--- start Dataset section ---

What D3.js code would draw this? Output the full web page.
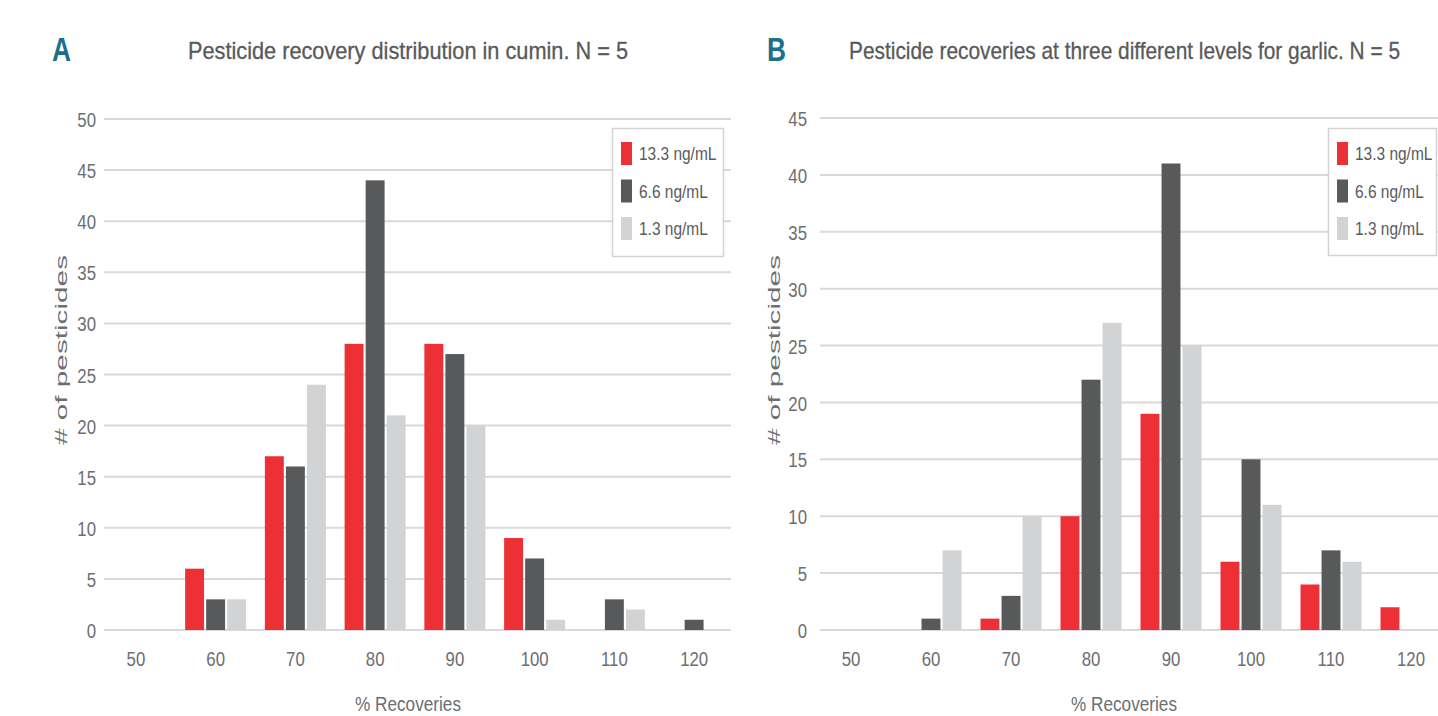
<!DOCTYPE html>
<html>
<head>
<meta charset="utf-8">
<script src="https://cdn.jsdelivr.net/npm/d3@7/dist/d3.min.js"></script>
<style>
  html, body { margin: 0; padding: 0; background: #fff; }
  svg { display: block; }
  text { font-family: "Liberation Sans", Arial, Helvetica, sans-serif; fill: #5a5b5d; }
</style>
</head>
<body>
<svg id="chart" width="1438" height="716"></svg>
<script>
// Recovery bins (% recovery), shared by both panels
const categories = ["50", "60", "70", "80", "90", "100", "110", "120"];
const seriesNames = ["13.3 ng/mL", "6.6 ng/mL", "1.3 ng/mL"];
const seriesColors = ["#ed2f36", "#58595b", "#d1d3d4"];

// Panel A: cumin, number of pesticides per recovery bin
const cuminHigh = [0, 6, 17, 28, 28, 9, 0, 0];
const cuminMid  = [0, 3, 16, 44, 27, 7, 3, 1];
const cuminLow  = [0, 3, 24, 21, 20, 1, 2, 0];

// Panel B: garlic, number of pesticides per recovery bin
const garlicHigh = [0, 0, 1, 10, 19, 6, 4, 2];
const garlicMid  = [0, 1, 3, 22, 41, 15, 7, 0];
const garlicLow  = [0, 7, 10, 27, 25, 11, 6, 0];

const yTicksA = d3.range(0, 51, 5);
const yTicksB = d3.range(0, 46, 5);

const panels = [
  {
    letter: "A",
    title: "Pesticide recovery distribution in cumin. N = 5",
    series: [cuminHigh, cuminMid, cuminLow],
    yMax: 50, yTicks: yTicksA,
    letterX: 52, titleX: 188, titleLen: 440,
    xRange: [96, 734], gridX: [104, 731],
    yRange: [630, 119], tickLabelX: 96,
    yTitleX: 67, xTitleX: 408,
    legend: { x: 612, y: 128, w: 111, h: 128 }
  },
  {
    letter: "B",
    title: "Pesticide recoveries at three different levels for garlic. N = 5",
    series: [garlicHigh, garlicMid, garlicLow],
    yMax: 45, yTicks: yTicksB,
    letterX: 767, titleX: 849, titleLen: 551,
    xRange: [811, 1451], gridX: [820, 1438],
    yRange: [630, 118], tickLabelX: 807,
    yTitleX: 780, xTitleX: 1124,
    legend: { x: 1328, y: 128, w: 108, h: 127 }
  }
];

const svg = d3.select("#chart");
const squeeze = 0.8;

panels.forEach(p => {
  const g = svg.append("g");

  const x = d3.scaleBand().domain(categories).range(p.xRange);
  const sub = d3.scaleBand().domain(seriesNames).range([-30.5, 30.5]).paddingInner(0.1);
  const y = d3.scaleLinear().domain([0, p.yMax]).range(p.yRange);

  // Panel letter and title
  g.append("text")
    .attr("x", p.letterX).attr("y", 61)
    .attr("textLength", 19).attr("lengthAdjust", "spacingAndGlyphs")
    .style("font-size", "33px").style("font-weight", "bold").style("fill", "#1d6f8e")
    .text(p.letter);
  g.append("text")
    .attr("x", p.titleX).attr("y", 59)
    .attr("textLength", p.titleLen).attr("lengthAdjust", "spacingAndGlyphs")
    .style("font-size", "24px").style("fill", "#58595b")
    .style("stroke", "#58595b").style("stroke-width", 0.3)
    .text(p.title);

  // Horizontal gridlines at each y tick
  g.append("g").selectAll("line")
    .data(p.yTicks)
    .join("line")
    .attr("x1", p.gridX[0]).attr("x2", p.gridX[1])
    .attr("y1", d => y(d)).attr("y2", d => y(d))
    .attr("stroke", "#d9d9d9").attr("stroke-width", 2);

  // Y axis labels
  const yAxis = d3.axisLeft(y).tickValues(p.yTicks).tickSize(0).tickPadding(0);
  const yg = g.append("g").attr("transform", `translate(${p.tickLabelX},0)`).call(yAxis);
  yg.select(".domain").remove();
  yg.selectAll("text")
    .attr("x", 0).attr("dy", "0.36em")
    .attr("transform", `scale(${squeeze},1)`)
    .style("font-size", "21px").style("font-family", "Liberation Sans, Arial, sans-serif")
    .style("fill", "#6d6e71");

  // X axis labels
  const xAxis = d3.axisBottom(x).tickSize(0).tickPadding(0);
  const xg = g.append("g").call(xAxis);
  xg.select(".domain").remove();
  xg.selectAll("text")
    .attr("y", 0).attr("dy", "0.71em")
    .attr("transform", `scale(${squeeze},1)`)
    .style("font-size", "21px").style("font-family", "Liberation Sans, Arial, sans-serif")
    .style("fill", "#6d6e71");
  // place each tick at its band centre on the label row
  xg.selectAll(".tick")
    .attr("transform", d => `translate(${x(d) + x.bandwidth() / 2},651)`);

  // Grouped bars
  const rows = categories.map((c, i) => ({ cat: c, vals: p.series.map((s, k) => ({ k, v: s[i] })) }));
  g.append("g").selectAll("g")
    .data(rows)
    .join("g")
    .attr("transform", d => `translate(${x(d.cat) + x.bandwidth() / 2},0)`)
    .selectAll("rect")
    .data(d => d.vals.filter(e => e.v > 0))
    .join("rect")
    .attr("x", d => sub(seriesNames[d.k]))
    .attr("width", sub.bandwidth())
    .attr("y", d => y(d.v))
    .attr("height", d => y(0) - y(d.v))
    .attr("fill", d => seriesColors[d.k]);

  // Axis titles
  g.append("text")
    .attr("transform", `translate(${p.yTitleX},350) scale(${squeeze},1) rotate(-90)`)
    .attr("text-anchor", "middle")
    .attr("textLength", 190).attr("lengthAdjust", "spacingAndGlyphs")
    .style("font-size", "21px").style("fill", "#6d6e71")
    .text("# of pesticides");
  g.append("text")
    .attr("x", p.xTitleX - 53).attr("y", 711)
    .attr("textLength", 106).attr("lengthAdjust", "spacingAndGlyphs")
    .style("font-size", "21px").style("fill", "#6d6e71")
    .text("% Recoveries");

  // Legend
  const L = p.legend;
  const lg = g.append("g").attr("transform", `translate(${L.x},${L.y})`);
  lg.append("rect")
    .attr("x", 0.5).attr("y", 0.5).attr("width", L.w).attr("height", L.h)
    .attr("fill", "#fff").attr("stroke", "#d3d3d3").attr("stroke-width", 1.5);
  const items = lg.selectAll("g.item")
    .data(seriesNames)
    .join("g")
    .attr("class", "item")
    .attr("transform", (d, i) => `translate(9,${14 + i * 37.5})`);
  items.append("rect")
    .attr("width", 11).attr("height", 23)
    .attr("fill", (d, i) => seriesColors[i]);
  items.append("text")
    .attr("transform", `translate(18,18) scale(0.86,1)`)
    .style("font-size", "18px").style("fill", "#5a5b5d")
    .text(d => d);
});
</script>
</body>
</html>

--- end Dataset section ---

* [Requirement]:
Each line from the top of the material through the line containing "20, 1, 2, 0];" should be reproduced exactly; please drop any images.

* [Correct answer]:
What D3.js code would draw this? Output the full web page.
<!DOCTYPE html>
<html>
<head>
<meta charset="utf-8">
<script src="https://cdn.jsdelivr.net/npm/d3@7/dist/d3.min.js"></script>
<style>
  html, body { margin: 0; padding: 0; background: #fff; }
  svg { display: block; }
  text { font-family: "Liberation Sans", Arial, Helvetica, sans-serif; fill: #5a5b5d; }
</style>
</head>
<body>
<svg id="chart" width="1438" height="716"></svg>
<script>
// Recovery bins (% recovery), shared by both panels
const categories = ["50", "60", "70", "80", "90", "100", "110", "120"];
const seriesNames = ["13.3 ng/mL", "6.6 ng/mL", "1.3 ng/mL"];
const seriesColors = ["#ed2f36", "#58595b", "#d1d3d4"];

// Panel A: cumin, number of pesticides per recovery bin
const cuminHigh = [0, 6, 17, 28, 28, 9, 0, 0];
const cuminMid  = [0, 3, 16, 44, 27, 7, 3, 1];
const cuminLow  = [0, 3, 24, 21, 20, 1, 2, 0];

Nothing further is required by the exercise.